[Exercise objective] Write out the entire listing below exactly, with the pictures left out.

[Data extract]
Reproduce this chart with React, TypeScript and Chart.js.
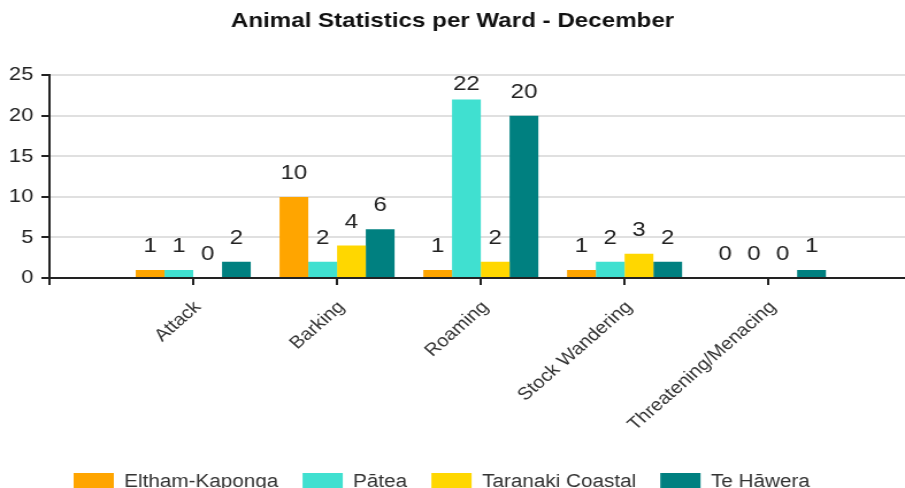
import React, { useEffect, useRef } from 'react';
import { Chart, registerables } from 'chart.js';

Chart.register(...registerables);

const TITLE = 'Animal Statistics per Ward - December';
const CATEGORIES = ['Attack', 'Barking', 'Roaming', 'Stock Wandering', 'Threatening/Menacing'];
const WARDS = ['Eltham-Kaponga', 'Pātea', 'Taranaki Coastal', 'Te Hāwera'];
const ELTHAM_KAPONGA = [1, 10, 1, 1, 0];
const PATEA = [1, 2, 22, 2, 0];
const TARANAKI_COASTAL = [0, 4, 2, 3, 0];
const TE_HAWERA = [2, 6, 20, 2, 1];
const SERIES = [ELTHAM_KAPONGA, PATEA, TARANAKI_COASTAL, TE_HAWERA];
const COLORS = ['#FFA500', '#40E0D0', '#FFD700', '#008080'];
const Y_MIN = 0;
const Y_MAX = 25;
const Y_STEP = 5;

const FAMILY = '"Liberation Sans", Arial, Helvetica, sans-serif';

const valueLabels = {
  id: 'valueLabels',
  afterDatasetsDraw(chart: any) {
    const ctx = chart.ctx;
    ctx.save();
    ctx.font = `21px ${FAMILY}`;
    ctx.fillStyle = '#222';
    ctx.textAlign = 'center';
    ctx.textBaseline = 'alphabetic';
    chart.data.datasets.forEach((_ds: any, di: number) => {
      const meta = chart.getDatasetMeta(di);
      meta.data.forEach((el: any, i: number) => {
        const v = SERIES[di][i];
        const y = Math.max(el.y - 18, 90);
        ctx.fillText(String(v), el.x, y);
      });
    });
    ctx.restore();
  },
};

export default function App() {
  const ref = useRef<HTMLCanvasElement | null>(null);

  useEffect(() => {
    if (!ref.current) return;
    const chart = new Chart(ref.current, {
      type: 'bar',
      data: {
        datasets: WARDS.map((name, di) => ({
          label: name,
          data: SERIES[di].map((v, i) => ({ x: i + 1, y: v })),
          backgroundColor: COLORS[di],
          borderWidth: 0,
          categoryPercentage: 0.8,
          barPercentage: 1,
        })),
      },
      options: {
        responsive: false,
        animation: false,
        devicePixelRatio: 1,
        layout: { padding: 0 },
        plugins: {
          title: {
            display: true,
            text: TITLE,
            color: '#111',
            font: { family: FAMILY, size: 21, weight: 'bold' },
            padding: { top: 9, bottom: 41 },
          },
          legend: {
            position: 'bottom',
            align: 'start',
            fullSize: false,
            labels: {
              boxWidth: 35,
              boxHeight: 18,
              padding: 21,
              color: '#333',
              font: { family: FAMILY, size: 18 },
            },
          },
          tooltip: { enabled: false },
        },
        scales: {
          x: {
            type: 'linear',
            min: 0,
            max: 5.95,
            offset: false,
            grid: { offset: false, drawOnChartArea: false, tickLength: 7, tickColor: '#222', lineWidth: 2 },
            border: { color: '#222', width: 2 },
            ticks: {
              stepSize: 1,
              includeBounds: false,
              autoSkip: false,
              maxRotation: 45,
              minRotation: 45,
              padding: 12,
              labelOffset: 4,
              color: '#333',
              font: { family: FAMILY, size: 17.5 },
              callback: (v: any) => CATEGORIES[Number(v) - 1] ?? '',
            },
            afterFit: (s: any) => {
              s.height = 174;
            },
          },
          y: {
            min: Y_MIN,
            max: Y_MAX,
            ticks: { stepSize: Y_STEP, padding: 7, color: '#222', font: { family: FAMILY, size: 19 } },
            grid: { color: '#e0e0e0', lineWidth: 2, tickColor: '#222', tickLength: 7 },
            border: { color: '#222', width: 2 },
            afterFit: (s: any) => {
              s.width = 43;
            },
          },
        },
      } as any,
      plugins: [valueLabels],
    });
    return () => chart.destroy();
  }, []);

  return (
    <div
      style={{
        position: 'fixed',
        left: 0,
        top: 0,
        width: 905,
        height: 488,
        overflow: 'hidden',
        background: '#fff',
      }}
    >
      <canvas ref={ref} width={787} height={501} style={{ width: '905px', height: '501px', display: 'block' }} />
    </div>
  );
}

[Full solution]
Reproduce this chart with React, TypeScript and Chart.js.
import React, { useEffect, useRef } from 'react';
import { Chart, registerables } from 'chart.js';

Chart.register(...registerables);

const TITLE = 'Animal Statistics per Ward - December';
const CATEGORIES = ['Attack', 'Barking', 'Roaming', 'Stock Wandering', 'Threatening/Menacing'];
const WARDS = ['Eltham-Kaponga', 'Pātea', 'Taranaki Coastal', 'Te Hāwera'];
const ELTHAM_KAPONGA = [1, 10, 1, 1, 0];
const PATEA = [1, 2, 22, 2, 0];
const TARANAKI_COASTAL = [0, 4, 2, 3, 0];
const TE_HAWERA = [2, 6, 20, 2, 1];
const SERIES = [ELTHAM_KAPONGA, PATEA, TARANAKI_COASTAL, TE_HAWERA];
const COLORS = ['#FFA500', '#40E0D0', '#FFD700', '#008080'];
const Y_MIN = 0;
const Y_MAX = 25;
const Y_STEP = 5;

const FAMILY = '"Liberation Sans", Arial, Helvetica, sans-serif';

const valueLabels = {
  id: 'valueLabels',
  afterDatasetsDraw(chart: any) {
    const ctx = chart.ctx;
    ctx.save();
    ctx.font = `21px ${FAMILY}`;
    ctx.fillStyle = '#222';
    ctx.textAlign = 'center';
    ctx.textBaseline = 'alphabetic';
    chart.data.datasets.forEach((_ds: any, di: number) => {
      const meta = chart.getDatasetMeta(di);
      meta.data.forEach((el: any, i: number) => {
        const v = SERIES[di][i];
        const y = Math.max(el.y - 18, 90);
        ctx.fillText(String(v), el.x, y);
      });
    });
    ctx.restore();
  },
};

export default function App() {
  const ref = useRef<HTMLCanvasElement | null>(null);

  useEffect(() => {
    if (!ref.current) return;
    const chart = new Chart(ref.current, {
      type: 'bar',
      data: {
        datasets: WARDS.map((name, di) => ({
          label: name,
          data: SERIES[di].map((v, i) => ({ x: i + 1, y: v })),
          backgroundColor: COLORS[di],
          borderWidth: 0,
          categoryPercentage: 0.8,
          barPercentage: 1,
        })),
      },
      options: {
        responsive: false,
        animation: false,
        devicePixelRatio: 1,
        layout: { padding: 0 },
        plugins: {
          title: {
            display: true,
            text: TITLE,
            color: '#111',
            font: { family: FAMILY, size: 21, weight: 'bold' },
            padding: { top: 9, bottom: 41 },
          },
          legend: {
            position: 'bottom',
            align: 'start',
            fullSize: false,
            labels: {
              boxWidth: 35,
              boxHeight: 18,
              padding: 21,
              color: '#333',
              font: { family: FAMILY, size: 18 },
            },
          },
          tooltip: { enabled: false },
        },
        scales: {
          x: {
            type: 'linear',
            min: 0,
            max: 5.95,
            offset: false,
            grid: { offset: false, drawOnChartArea: false, tickLength: 7, tickColor: '#222', lineWidth: 2 },
            border: { color: '#222', width: 2 },
            ticks: {
              stepSize: 1,
              includeBounds: false,
              autoSkip: false,
              maxRotation: 45,
              minRotation: 45,
              padding: 12,
              labelOffset: 4,
              color: '#333',
              font: { family: FAMILY, size: 17.5 },
              callback: (v: any) => CATEGORIES[Number(v) - 1] ?? '',
            },
            afterFit: (s: any) => {
              s.height = 174;
            },
          },
          y: {
            min: Y_MIN,
            max: Y_MAX,
            ticks: { stepSize: Y_STEP, padding: 7, color: '#222', font: { family: FAMILY, size: 19 } },
            grid: { color: '#e0e0e0', lineWidth: 2, tickColor: '#222', tickLength: 7 },
            border: { color: '#222', width: 2 },
            afterFit: (s: any) => {
              s.width = 43;
            },
          },
        },
      } as any,
      plugins: [valueLabels],
    });
    return () => chart.destroy();
  }, []);

  return (
    <div
      style={{
        position: 'fixed',
        left: 0,
        top: 0,
        width: 905,
        height: 488,
        overflow: 'hidden',
        background: '#fff',
      }}
    >
      <canvas ref={ref} width={787} height={501} style={{ width: '905px', height: '501px', display: 'block' }} />
    </div>
  );
}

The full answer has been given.